Conversion of polyethylene terephthalate to high-quality terephthalic acid by hydrothermal hydrolysis: the study of process parameters

Abstract

A new circular economy concept is presented for the textile sector to convert unwearable polyester textile waste into valuable chemical feedstock. The idea behind it is to develop a new circular economy concept for the most used material in the textile industry, that is, polyester. Hydrothermal hydrolysis, an environmentally friendly process, has been studied for recovering polyester monomeric units. Under high-temperature and high-pressure conditions complete chemical depolymerization of pure poly(ethylene terephthalate) (PET) to terephthalic acid (TPA) was achieved at high yield.

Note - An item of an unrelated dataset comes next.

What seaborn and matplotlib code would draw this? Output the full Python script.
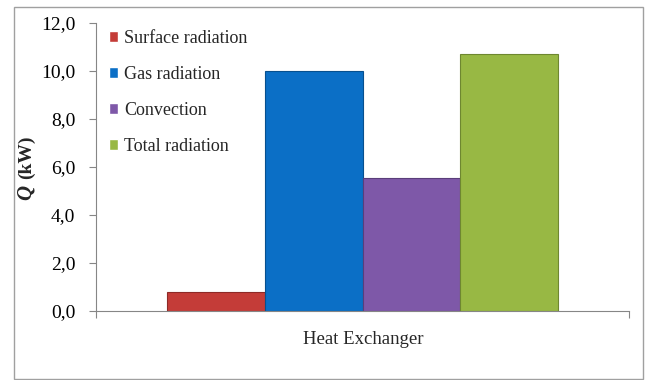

The produced TPA was characterized by potentiometric titrations, Fourier transform infrared spectroscopy, proton nuclear magnetic resonance spectroscopy and elemental analysis. A series of experiments were performed on the PET material with different intrinsic viscosities to define the appropriate depolymerization conditions related to the temperature ( T), time ( t) and PET:H2O ratio, which enables total conversion of the polymer. Maximal conversion (92%) to TPA was defined at 250℃, pressure of 39–40 bar, PET:water ratio of 1:10 and hydrolysis time of 30 min after reaching steady-state conditions in the reactor. The applied depolymerization route resulted in moderate purity of the originated TPA, which was applied successfully in a laboratory-scale two-step re-polymerization to produce PET resins.